I still have a hard time conceptualizing an API call as a timeless, commutative modification to a model. I love CRDT and OT, but I've just seen too many network APIs to put them in a box. Meteor actually has more shared data model between client and server than any other framework I know of. The general case of APIs, for us, is you tell the server to go do something, and it tells you when it's done it, and you also get streaming updates for the parts of the data model you care about (and a marker telling at what point the changes you caused landed).

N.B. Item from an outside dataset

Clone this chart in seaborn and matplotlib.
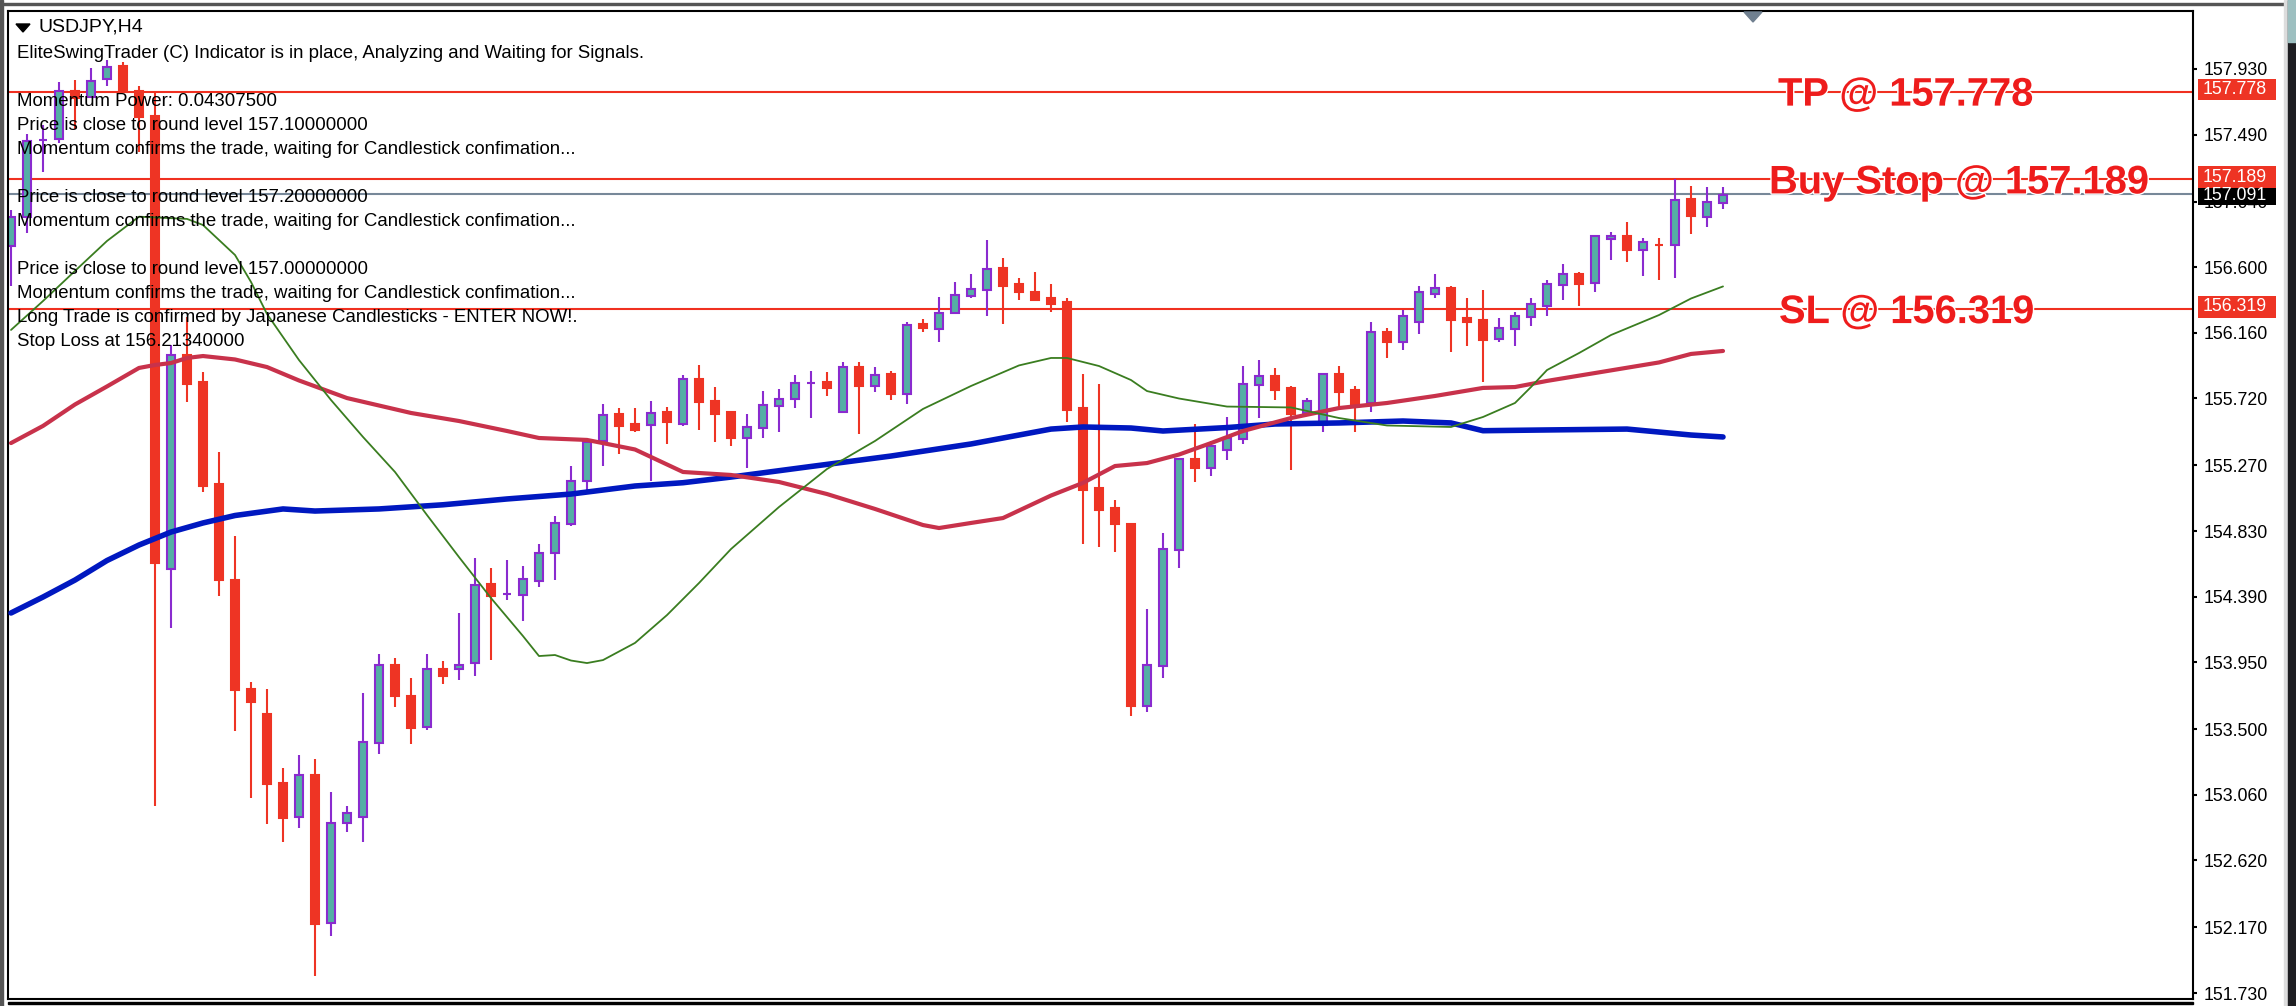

Basically my main point is that you still need high-level verbs that carry intent, whether they are API calls or operations. Otherwise you have data changing and no accounting for it. It's like how banking is mainly about transactions, not about telling each other how much money is in account X or Y.

gritzko · on May 13, 2014

I'm the author (the leading one) of Yandex Live Letters, which is a CRDT-based EtherPad-like thing. Some flavours of CRDT are indeed related to OT. My favorite technique (pure op-based CRDT variant) is very much operation-centric, but instead of transformations (like in OT), it employs per-operation Lamport identifiers.

Based on our new project named Swarm [1] I may say that CRDT and "async RPC" fits rather nicely together.

OT indeed behaves poorly in a highly asynchronous environment. I suspect, that is the reason why Google Docs doesn't have decent offline mode yet. CRDT (any flavor) is async-friendly.

[1] http://slideshare.net/gritzko/swarm-34428560

_urga · on May 13, 2014

I think operational transformation is more of a predecessor to CRDTs than a cousin, and OT simply does not work offline, whereas CRDTs do.